● **SET EXERCISE**
Emit the data below verbatim, stripping out any pictures.

● **DATA LINES**

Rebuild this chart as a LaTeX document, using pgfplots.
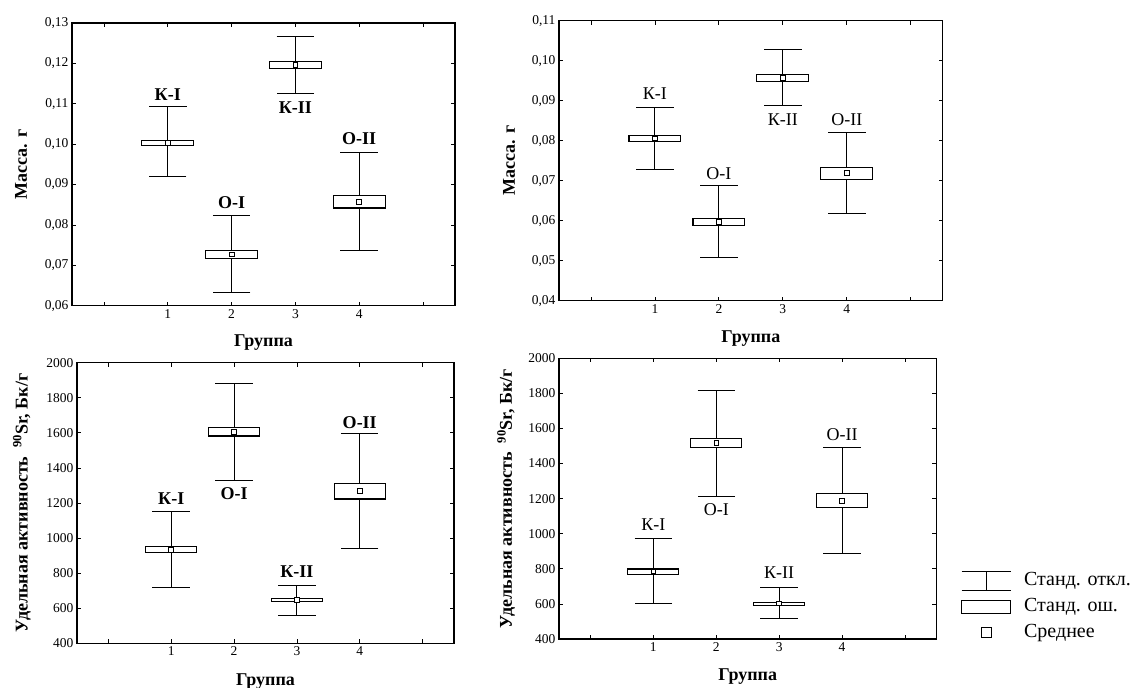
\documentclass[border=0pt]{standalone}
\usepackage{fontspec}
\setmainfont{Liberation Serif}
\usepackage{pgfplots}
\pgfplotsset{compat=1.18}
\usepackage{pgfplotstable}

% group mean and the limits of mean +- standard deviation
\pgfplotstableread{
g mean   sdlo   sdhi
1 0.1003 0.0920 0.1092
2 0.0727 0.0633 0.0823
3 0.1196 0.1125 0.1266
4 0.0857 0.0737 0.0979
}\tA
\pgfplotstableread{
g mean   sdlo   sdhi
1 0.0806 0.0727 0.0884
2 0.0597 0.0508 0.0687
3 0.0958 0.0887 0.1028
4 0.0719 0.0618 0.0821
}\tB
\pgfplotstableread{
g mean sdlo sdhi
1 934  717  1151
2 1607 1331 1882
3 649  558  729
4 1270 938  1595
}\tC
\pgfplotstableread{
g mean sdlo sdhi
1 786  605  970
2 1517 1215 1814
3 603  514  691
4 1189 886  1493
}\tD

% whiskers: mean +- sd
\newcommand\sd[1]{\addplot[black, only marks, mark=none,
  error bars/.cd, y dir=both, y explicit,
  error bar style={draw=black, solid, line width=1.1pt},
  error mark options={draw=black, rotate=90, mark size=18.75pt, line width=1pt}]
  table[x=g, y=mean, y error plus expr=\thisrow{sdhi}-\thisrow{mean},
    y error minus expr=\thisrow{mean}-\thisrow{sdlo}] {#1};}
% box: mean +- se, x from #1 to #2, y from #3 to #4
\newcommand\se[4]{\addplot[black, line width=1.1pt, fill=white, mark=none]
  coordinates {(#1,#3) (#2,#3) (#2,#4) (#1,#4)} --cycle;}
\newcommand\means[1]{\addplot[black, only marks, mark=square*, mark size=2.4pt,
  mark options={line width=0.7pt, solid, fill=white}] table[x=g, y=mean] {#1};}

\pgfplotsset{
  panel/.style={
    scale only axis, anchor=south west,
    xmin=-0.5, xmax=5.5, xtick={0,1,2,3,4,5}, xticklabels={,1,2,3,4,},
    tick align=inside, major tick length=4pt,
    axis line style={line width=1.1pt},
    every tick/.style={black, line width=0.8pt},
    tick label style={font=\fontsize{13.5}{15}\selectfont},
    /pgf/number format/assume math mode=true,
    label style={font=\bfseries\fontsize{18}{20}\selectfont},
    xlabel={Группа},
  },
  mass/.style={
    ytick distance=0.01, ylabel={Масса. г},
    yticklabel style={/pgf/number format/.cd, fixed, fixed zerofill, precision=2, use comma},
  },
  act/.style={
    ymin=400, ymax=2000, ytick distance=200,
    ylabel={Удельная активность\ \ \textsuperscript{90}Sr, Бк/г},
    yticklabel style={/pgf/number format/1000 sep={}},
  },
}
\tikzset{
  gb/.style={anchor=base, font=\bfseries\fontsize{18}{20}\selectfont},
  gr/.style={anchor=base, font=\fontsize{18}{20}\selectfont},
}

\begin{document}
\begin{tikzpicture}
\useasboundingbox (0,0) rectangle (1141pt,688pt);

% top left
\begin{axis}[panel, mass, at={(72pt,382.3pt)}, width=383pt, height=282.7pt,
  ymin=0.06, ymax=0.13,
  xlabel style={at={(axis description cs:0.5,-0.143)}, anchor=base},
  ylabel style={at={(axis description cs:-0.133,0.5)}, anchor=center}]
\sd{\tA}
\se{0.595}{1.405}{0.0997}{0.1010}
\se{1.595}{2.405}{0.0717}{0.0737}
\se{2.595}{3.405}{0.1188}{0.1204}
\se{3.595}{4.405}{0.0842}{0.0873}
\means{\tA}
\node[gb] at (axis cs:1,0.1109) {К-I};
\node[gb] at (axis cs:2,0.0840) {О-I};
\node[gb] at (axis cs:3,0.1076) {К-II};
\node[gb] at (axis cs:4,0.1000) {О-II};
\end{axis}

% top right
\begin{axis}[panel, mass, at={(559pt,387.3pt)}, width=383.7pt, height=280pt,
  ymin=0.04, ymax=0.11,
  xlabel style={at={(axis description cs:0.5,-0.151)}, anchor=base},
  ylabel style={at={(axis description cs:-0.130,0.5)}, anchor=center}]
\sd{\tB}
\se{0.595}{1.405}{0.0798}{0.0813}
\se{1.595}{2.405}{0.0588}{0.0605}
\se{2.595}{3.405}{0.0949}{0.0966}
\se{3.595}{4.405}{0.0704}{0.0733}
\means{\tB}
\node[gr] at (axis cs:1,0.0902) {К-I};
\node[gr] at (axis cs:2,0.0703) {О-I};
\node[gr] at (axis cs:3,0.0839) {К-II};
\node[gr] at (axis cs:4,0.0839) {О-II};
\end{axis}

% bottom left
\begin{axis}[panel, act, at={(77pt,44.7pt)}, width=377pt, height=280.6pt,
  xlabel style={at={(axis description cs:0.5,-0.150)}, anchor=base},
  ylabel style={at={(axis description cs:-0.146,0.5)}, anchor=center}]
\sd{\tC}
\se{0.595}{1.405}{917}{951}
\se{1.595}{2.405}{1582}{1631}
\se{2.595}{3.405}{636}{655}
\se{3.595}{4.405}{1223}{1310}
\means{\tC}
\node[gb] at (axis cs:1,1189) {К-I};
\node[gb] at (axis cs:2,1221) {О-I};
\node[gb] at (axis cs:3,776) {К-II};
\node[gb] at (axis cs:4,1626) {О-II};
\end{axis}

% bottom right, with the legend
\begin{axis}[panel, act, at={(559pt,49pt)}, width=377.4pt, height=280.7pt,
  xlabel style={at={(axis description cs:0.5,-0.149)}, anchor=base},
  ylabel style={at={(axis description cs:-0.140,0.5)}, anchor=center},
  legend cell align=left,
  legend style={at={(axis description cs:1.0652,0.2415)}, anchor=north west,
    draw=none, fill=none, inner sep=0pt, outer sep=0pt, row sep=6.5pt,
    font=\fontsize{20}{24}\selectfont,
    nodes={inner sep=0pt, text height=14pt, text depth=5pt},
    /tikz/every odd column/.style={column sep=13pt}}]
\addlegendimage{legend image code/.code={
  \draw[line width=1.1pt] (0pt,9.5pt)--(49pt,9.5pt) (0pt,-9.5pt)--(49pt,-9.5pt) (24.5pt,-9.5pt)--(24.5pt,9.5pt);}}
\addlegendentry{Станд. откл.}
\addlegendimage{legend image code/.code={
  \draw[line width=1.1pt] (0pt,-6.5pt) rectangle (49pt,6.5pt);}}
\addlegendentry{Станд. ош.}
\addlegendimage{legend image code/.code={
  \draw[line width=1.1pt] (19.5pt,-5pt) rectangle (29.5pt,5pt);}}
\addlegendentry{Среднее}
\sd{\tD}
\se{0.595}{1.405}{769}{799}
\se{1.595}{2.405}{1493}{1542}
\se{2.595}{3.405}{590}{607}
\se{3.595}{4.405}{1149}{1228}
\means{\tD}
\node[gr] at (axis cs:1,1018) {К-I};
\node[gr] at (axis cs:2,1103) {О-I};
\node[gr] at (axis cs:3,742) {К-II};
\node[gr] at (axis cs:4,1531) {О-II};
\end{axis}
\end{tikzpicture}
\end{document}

● **SOLUTION TO THIS EXERCISE**
Rebuild this chart as a LaTeX document, using pgfplots.
\documentclass[border=0pt]{standalone}
\usepackage{fontspec}
\setmainfont{Liberation Serif}
\usepackage{pgfplots}
\pgfplotsset{compat=1.18}
\usepackage{pgfplotstable}

% group mean and the limits of mean +- standard deviation
\pgfplotstableread{
g mean   sdlo   sdhi
1 0.1003 0.0920 0.1092
2 0.0727 0.0633 0.0823
3 0.1196 0.1125 0.1266
4 0.0857 0.0737 0.0979
}\tA
\pgfplotstableread{
g mean   sdlo   sdhi
1 0.0806 0.0727 0.0884
2 0.0597 0.0508 0.0687
3 0.0958 0.0887 0.1028
4 0.0719 0.0618 0.0821
}\tB
\pgfplotstableread{
g mean sdlo sdhi
1 934  717  1151
2 1607 1331 1882
3 649  558  729
4 1270 938  1595
}\tC
\pgfplotstableread{
g mean sdlo sdhi
1 786  605  970
2 1517 1215 1814
3 603  514  691
4 1189 886  1493
}\tD

% whiskers: mean +- sd
\newcommand\sd[1]{\addplot[black, only marks, mark=none,
  error bars/.cd, y dir=both, y explicit,
  error bar style={draw=black, solid, line width=1.1pt},
  error mark options={draw=black, rotate=90, mark size=18.75pt, line width=1pt}]
  table[x=g, y=mean, y error plus expr=\thisrow{sdhi}-\thisrow{mean},
    y error minus expr=\thisrow{mean}-\thisrow{sdlo}] {#1};}
% box: mean +- se, x from #1 to #2, y from #3 to #4
\newcommand\se[4]{\addplot[black, line width=1.1pt, fill=white, mark=none]
  coordinates {(#1,#3) (#2,#3) (#2,#4) (#1,#4)} --cycle;}
\newcommand\means[1]{\addplot[black, only marks, mark=square*, mark size=2.4pt,
  mark options={line width=0.7pt, solid, fill=white}] table[x=g, y=mean] {#1};}

\pgfplotsset{
  panel/.style={
    scale only axis, anchor=south west,
    xmin=-0.5, xmax=5.5, xtick={0,1,2,3,4,5}, xticklabels={,1,2,3,4,},
    tick align=inside, major tick length=4pt,
    axis line style={line width=1.1pt},
    every tick/.style={black, line width=0.8pt},
    tick label style={font=\fontsize{13.5}{15}\selectfont},
    /pgf/number format/assume math mode=true,
    label style={font=\bfseries\fontsize{18}{20}\selectfont},
    xlabel={Группа},
  },
  mass/.style={
    ytick distance=0.01, ylabel={Масса. г},
    yticklabel style={/pgf/number format/.cd, fixed, fixed zerofill, precision=2, use comma},
  },
  act/.style={
    ymin=400, ymax=2000, ytick distance=200,
    ylabel={Удельная активность\ \ \textsuperscript{90}Sr, Бк/г},
    yticklabel style={/pgf/number format/1000 sep={}},
  },
}
\tikzset{
  gb/.style={anchor=base, font=\bfseries\fontsize{18}{20}\selectfont},
  gr/.style={anchor=base, font=\fontsize{18}{20}\selectfont},
}

\begin{document}
\begin{tikzpicture}
\useasboundingbox (0,0) rectangle (1141pt,688pt);

% top left
\begin{axis}[panel, mass, at={(72pt,382.3pt)}, width=383pt, height=282.7pt,
  ymin=0.06, ymax=0.13,
  xlabel style={at={(axis description cs:0.5,-0.143)}, anchor=base},
  ylabel style={at={(axis description cs:-0.133,0.5)}, anchor=center}]
\sd{\tA}
\se{0.595}{1.405}{0.0997}{0.1010}
\se{1.595}{2.405}{0.0717}{0.0737}
\se{2.595}{3.405}{0.1188}{0.1204}
\se{3.595}{4.405}{0.0842}{0.0873}
\means{\tA}
\node[gb] at (axis cs:1,0.1109) {К-I};
\node[gb] at (axis cs:2,0.0840) {О-I};
\node[gb] at (axis cs:3,0.1076) {К-II};
\node[gb] at (axis cs:4,0.1000) {О-II};
\end{axis}

% top right
\begin{axis}[panel, mass, at={(559pt,387.3pt)}, width=383.7pt, height=280pt,
  ymin=0.04, ymax=0.11,
  xlabel style={at={(axis description cs:0.5,-0.151)}, anchor=base},
  ylabel style={at={(axis description cs:-0.130,0.5)}, anchor=center}]
\sd{\tB}
\se{0.595}{1.405}{0.0798}{0.0813}
\se{1.595}{2.405}{0.0588}{0.0605}
\se{2.595}{3.405}{0.0949}{0.0966}
\se{3.595}{4.405}{0.0704}{0.0733}
\means{\tB}
\node[gr] at (axis cs:1,0.0902) {К-I};
\node[gr] at (axis cs:2,0.0703) {О-I};
\node[gr] at (axis cs:3,0.0839) {К-II};
\node[gr] at (axis cs:4,0.0839) {О-II};
\end{axis}

% bottom left
\begin{axis}[panel, act, at={(77pt,44.7pt)}, width=377pt, height=280.6pt,
  xlabel style={at={(axis description cs:0.5,-0.150)}, anchor=base},
  ylabel style={at={(axis description cs:-0.146,0.5)}, anchor=center}]
\sd{\tC}
\se{0.595}{1.405}{917}{951}
\se{1.595}{2.405}{1582}{1631}
\se{2.595}{3.405}{636}{655}
\se{3.595}{4.405}{1223}{1310}
\means{\tC}
\node[gb] at (axis cs:1,1189) {К-I};
\node[gb] at (axis cs:2,1221) {О-I};
\node[gb] at (axis cs:3,776) {К-II};
\node[gb] at (axis cs:4,1626) {О-II};
\end{axis}

% bottom right, with the legend
\begin{axis}[panel, act, at={(559pt,49pt)}, width=377.4pt, height=280.7pt,
  xlabel style={at={(axis description cs:0.5,-0.149)}, anchor=base},
  ylabel style={at={(axis description cs:-0.140,0.5)}, anchor=center},
  legend cell align=left,
  legend style={at={(axis description cs:1.0652,0.2415)}, anchor=north west,
    draw=none, fill=none, inner sep=0pt, outer sep=0pt, row sep=6.5pt,
    font=\fontsize{20}{24}\selectfont,
    nodes={inner sep=0pt, text height=14pt, text depth=5pt},
    /tikz/every odd column/.style={column sep=13pt}}]
\addlegendimage{legend image code/.code={
  \draw[line width=1.1pt] (0pt,9.5pt)--(49pt,9.5pt) (0pt,-9.5pt)--(49pt,-9.5pt) (24.5pt,-9.5pt)--(24.5pt,9.5pt);}}
\addlegendentry{Станд. откл.}
\addlegendimage{legend image code/.code={
  \draw[line width=1.1pt] (0pt,-6.5pt) rectangle (49pt,6.5pt);}}
\addlegendentry{Станд. ош.}
\addlegendimage{legend image code/.code={
  \draw[line width=1.1pt] (19.5pt,-5pt) rectangle (29.5pt,5pt);}}
\addlegendentry{Среднее}
\sd{\tD}
\se{0.595}{1.405}{769}{799}
\se{1.595}{2.405}{1493}{1542}
\se{2.595}{3.405}{590}{607}
\se{3.595}{4.405}{1149}{1228}
\means{\tD}
\node[gr] at (axis cs:1,1018) {К-I};
\node[gr] at (axis cs:2,1103) {О-I};
\node[gr] at (axis cs:3,742) {К-II};
\node[gr] at (axis cs:4,1531) {О-II};
\end{axis}
\end{tikzpicture}
\end{document}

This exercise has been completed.